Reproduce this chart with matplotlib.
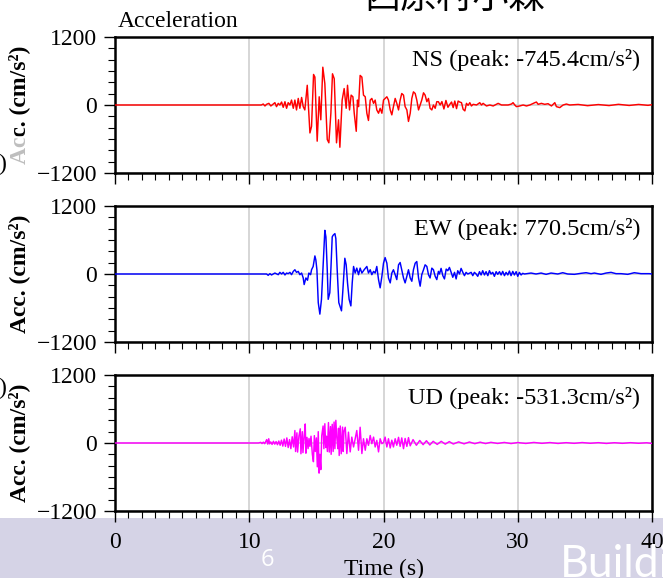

──────────────────────────────

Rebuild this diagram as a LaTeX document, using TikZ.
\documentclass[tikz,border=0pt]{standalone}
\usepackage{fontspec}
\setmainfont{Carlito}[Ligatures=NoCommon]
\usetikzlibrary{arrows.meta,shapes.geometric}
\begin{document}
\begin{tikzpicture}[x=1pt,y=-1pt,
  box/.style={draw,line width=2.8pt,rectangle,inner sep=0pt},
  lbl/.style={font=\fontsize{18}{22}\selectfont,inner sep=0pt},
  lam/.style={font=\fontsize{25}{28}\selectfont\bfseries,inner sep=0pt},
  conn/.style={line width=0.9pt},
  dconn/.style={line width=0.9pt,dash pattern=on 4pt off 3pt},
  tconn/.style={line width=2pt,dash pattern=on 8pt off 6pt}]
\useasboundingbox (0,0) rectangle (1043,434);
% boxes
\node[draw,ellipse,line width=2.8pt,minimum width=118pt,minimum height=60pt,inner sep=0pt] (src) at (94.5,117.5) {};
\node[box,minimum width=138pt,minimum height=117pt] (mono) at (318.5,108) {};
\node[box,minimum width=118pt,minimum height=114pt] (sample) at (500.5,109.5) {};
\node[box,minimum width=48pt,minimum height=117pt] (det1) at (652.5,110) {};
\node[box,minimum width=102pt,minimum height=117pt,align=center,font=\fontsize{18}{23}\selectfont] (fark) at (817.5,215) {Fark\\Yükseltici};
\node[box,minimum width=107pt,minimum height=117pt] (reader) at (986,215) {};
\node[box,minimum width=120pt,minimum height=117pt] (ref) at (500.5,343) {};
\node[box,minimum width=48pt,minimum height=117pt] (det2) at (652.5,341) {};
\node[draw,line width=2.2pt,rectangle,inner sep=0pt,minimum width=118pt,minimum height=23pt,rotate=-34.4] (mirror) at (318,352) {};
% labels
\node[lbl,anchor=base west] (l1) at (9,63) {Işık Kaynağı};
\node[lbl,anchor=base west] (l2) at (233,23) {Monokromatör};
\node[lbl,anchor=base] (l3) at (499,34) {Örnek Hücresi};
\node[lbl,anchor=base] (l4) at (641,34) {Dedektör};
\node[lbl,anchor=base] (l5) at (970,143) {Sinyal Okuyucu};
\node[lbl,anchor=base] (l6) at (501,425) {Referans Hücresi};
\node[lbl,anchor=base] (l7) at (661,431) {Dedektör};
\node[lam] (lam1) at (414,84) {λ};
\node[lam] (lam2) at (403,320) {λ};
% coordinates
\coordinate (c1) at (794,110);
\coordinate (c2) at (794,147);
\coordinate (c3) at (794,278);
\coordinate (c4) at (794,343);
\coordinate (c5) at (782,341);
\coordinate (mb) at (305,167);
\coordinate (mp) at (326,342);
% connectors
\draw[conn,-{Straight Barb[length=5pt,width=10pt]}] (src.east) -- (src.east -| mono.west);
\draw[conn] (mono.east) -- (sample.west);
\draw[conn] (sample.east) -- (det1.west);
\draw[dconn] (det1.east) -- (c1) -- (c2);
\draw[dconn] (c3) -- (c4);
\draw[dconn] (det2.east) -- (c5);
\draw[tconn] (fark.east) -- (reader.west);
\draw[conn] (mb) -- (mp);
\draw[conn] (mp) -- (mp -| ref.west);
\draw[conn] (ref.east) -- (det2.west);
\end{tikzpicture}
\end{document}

──────────────────────────────

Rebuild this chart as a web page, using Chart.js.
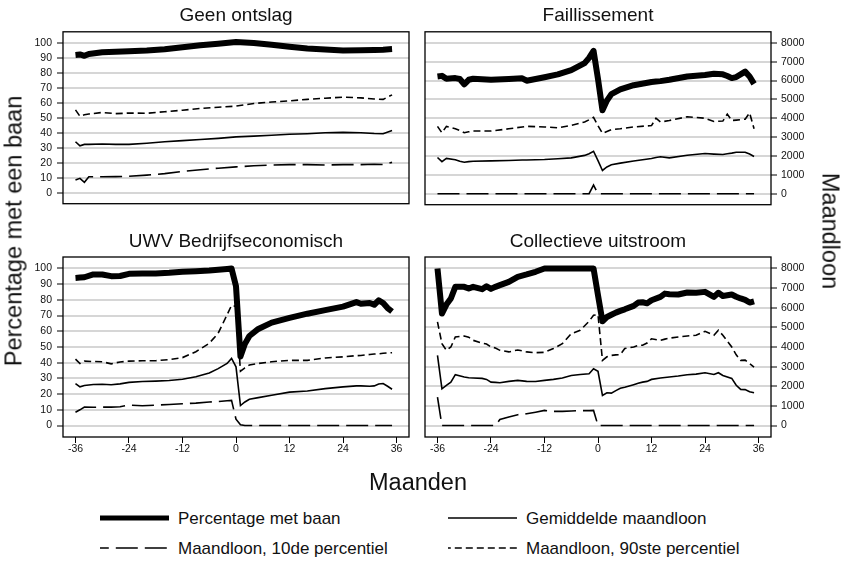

──────────────────────────────

▸ **Written request**
Report only how many lines in the records contain the word "Rebuild".

▸ **Finished exercise**
2